It is the idea that takes precedence over the music. The desire to give meaning, to put one's musical destiny above a narrative arc. The Fall of Efrafa were this. An unavoidable and unquestionable end, not at all ruinous, simply intentional, because integrity for certain individuals, like Alex "CF" Bradshaw, comes first. Richard Adams and Watership Down are there, like an indelible mark, branding the path begun with "Owsla", the natural world and its protectors, and struggling under the weight of its own shoulders to reach the next chapter: Elil. The enemy. The fall of Efrafa must happen, the dictatorship, and the opiate oppression that squeezes and absorbs like a never-ending abyss not only the rabbits in the book but also those in society who are most at risk. The weak. Those who have no rights. The slavery of modern man, in short. Not that the metaphor only refers to them specifically; like an oil slick, the malaise spreads, seeps viscously, and imprisons, bringing to its knees. It causes suffering. Efrafa must collapse. It is no coincidence that the closure will be "Inlé": death. For us, the word "end" means the disintegration of all forms of totalitarianism, but the atrophied gaze turns with particular criticism towards religions and the blind, unconditional belief that shapes minds at its will. The air becomes suffocating and filled with suffering; someone needs to bring all this to light. There is a need for it.
This, referring to the "Fall of Efrafa", is one of those few occasions when you find yourself wanting to say and close the discussion with a simple: listen to them. Understand them, because, indeed, the bond between lyrics and music is, in this case, inseparable. Its allegorical power does not only flow into the group's sound but pierces all the conceptual sides that unite in the cold awareness that gradually forms about both physical and psychological tyranny. Many times the term "committed music" is overused, but here one does not want to overly romanticize or mythologize. They are artists who rarely happen, and it is only by gradually appreciating them that one can understand the amount of work, of life dedicated to such a project. It is a monolith with traits akin to Godspeed You! Black Emperor, and it is not a gratuitous post-rock name thrown out there, trying to overcome its rigidity by embracing the rawness of crust from His Hero Is Gone, now dosed in a small part compared to "Owsla", but that knows how to leave its mark in its adrenaline-fueled self-destructive run. Elil is a heavy album. And no, it is not because it consists of 3 compositions of 20 minutes each that it is assembled in its entirety, but because the conceived musical landscape is dark and melancholically apocalyptic. It is being swallowed by jaws that feed on annihilation and massification. A sense of urgency emerges from desperate screams, without forgetting to balance ambient and folk reminiscences, with sound explosions that would make Neurosis proud.
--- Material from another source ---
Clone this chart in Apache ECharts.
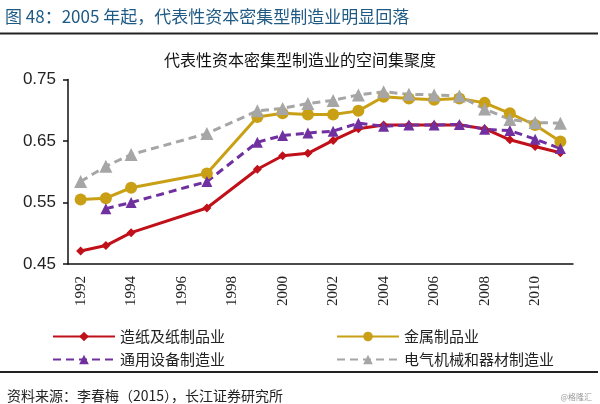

Recordings of bulletins and news that seem to come directly from an abandoned radio in a buried city, where graves deteriorate under acid rain. There was no one out there who sounded like them, the Fall of Efrafa were unique, capable of uniting a Machiavellian complexity made of post-hardcore with the bluntness of the hardcore punk world.
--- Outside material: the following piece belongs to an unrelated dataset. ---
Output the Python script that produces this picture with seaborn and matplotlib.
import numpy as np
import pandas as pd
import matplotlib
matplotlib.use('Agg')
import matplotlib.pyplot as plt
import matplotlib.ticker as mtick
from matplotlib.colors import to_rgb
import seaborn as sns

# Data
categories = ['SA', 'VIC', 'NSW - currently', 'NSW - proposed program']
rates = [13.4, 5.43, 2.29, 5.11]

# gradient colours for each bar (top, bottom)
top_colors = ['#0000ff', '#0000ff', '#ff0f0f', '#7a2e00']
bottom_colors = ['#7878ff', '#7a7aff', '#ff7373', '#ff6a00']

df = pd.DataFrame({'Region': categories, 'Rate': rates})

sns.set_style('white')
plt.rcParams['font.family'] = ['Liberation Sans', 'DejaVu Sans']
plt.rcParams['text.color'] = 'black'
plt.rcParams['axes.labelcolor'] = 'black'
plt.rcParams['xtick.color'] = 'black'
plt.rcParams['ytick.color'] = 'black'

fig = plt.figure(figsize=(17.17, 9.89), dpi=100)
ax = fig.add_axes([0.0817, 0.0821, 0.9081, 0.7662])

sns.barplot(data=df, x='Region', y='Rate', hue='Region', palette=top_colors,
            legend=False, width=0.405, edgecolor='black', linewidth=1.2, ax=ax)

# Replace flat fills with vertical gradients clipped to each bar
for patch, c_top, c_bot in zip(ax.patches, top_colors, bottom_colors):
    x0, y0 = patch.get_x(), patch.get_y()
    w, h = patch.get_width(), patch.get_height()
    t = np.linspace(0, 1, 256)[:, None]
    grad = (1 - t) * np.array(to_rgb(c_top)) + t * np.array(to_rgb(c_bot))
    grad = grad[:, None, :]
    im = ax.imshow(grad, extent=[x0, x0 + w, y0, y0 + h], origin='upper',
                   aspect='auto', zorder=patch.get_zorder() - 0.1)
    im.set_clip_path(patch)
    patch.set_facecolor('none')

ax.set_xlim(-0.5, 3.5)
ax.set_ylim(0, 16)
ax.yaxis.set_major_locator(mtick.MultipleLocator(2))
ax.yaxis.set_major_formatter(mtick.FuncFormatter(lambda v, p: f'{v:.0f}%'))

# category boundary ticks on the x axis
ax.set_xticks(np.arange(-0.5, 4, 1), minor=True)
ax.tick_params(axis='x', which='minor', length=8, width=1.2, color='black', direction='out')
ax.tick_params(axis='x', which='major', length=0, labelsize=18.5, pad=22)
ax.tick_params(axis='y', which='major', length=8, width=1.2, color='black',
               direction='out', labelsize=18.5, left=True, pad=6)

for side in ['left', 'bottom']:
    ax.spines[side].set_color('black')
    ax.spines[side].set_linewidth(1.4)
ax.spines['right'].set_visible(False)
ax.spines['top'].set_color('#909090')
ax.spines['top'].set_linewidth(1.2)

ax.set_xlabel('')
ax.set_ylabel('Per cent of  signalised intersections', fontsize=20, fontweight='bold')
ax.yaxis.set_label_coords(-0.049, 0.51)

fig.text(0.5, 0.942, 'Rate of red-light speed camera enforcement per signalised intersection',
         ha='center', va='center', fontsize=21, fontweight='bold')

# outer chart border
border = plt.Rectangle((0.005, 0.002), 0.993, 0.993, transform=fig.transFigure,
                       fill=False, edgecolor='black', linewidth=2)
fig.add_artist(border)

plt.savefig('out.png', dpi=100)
What remains are the solemn ups and downs and the hesitance that is by no means fragile, ready to give the altar to all the anger in Alex's body, the true mastermind of the Fall of Efrafa trilogy, as testimony of a failed morality in which ignorance and abuse must not prevail. In a sense, you wish the personal Odyssey forged on Adams' writing would never end, with those cadenced and sulfurous distortions that do nothing but drag you further down with them and melodies that appear grating in their deceptively quiet liberation. Slow arpeggios that transport towards death, in the most literal sense of the term, to fully discover what lies behind the veil of subjugation and deception: "Inlé". Perhaps I have written little about music when discussing "Elil", but I believe this is the best way to approach the universe of Bradshaw and his projects (Momentum, Light Bearer, Anopheli), because, in the end, just For El Ahraihrah To Cry is enough to explain everything, and the dense cloud never really dissipates, it immerses the Fall of Efrafa in its shroud forever.